The budgets of the EPA, NOAA and FEMA would all be slashed, as would incentives for renewable energy.
This article originally appeared on Inside Climate News, a nonprofit, non-partisan news organization that covers climate, energy and the environment. Sign up for their newsletter here.
Donald Trump’s annual budget request to Congress continues his administration’s defunding of climate change programs, environmental protection and renewable energy, slashing the budgets of the Environmental Protection Agency, the National Oceanic and Atmospheric Administration and the Federal Emergency Management Agency.
The spending plan for fiscal 2027 “builds on the President’s vision by continuing to constrain non-defense spending,” wrote Russell Vought, director of the Office of Management and Budget, in a foreword to the 92-page document, which includes an historic, $1.5 trillion defense budget, an increase of 44 percent.
EPA spending would be cut in half under Trump’s proposal, released Friday, and grants from the agency would be slashed by $1 billion.
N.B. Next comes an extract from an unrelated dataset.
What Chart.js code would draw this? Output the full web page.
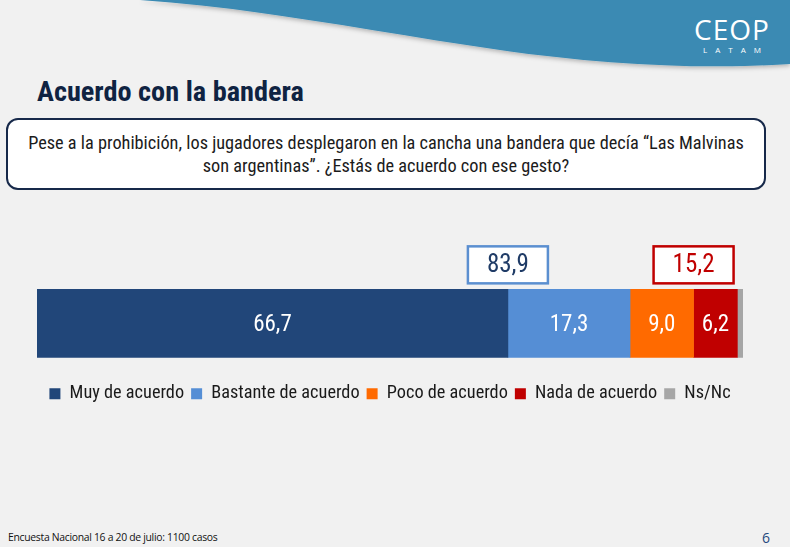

Congress rejected a similar budget request from the president last year.
An Inside Climate News analysis of federal workforce data released by the Office of Personnel Management shows that EPA lost more than 4,000 employees in the first year of Trump’s second term, reducing its workforce to 12,849, its lowest level since the 1980s. The 24 percent reduction was more than double the rate of losses across the entire federal government.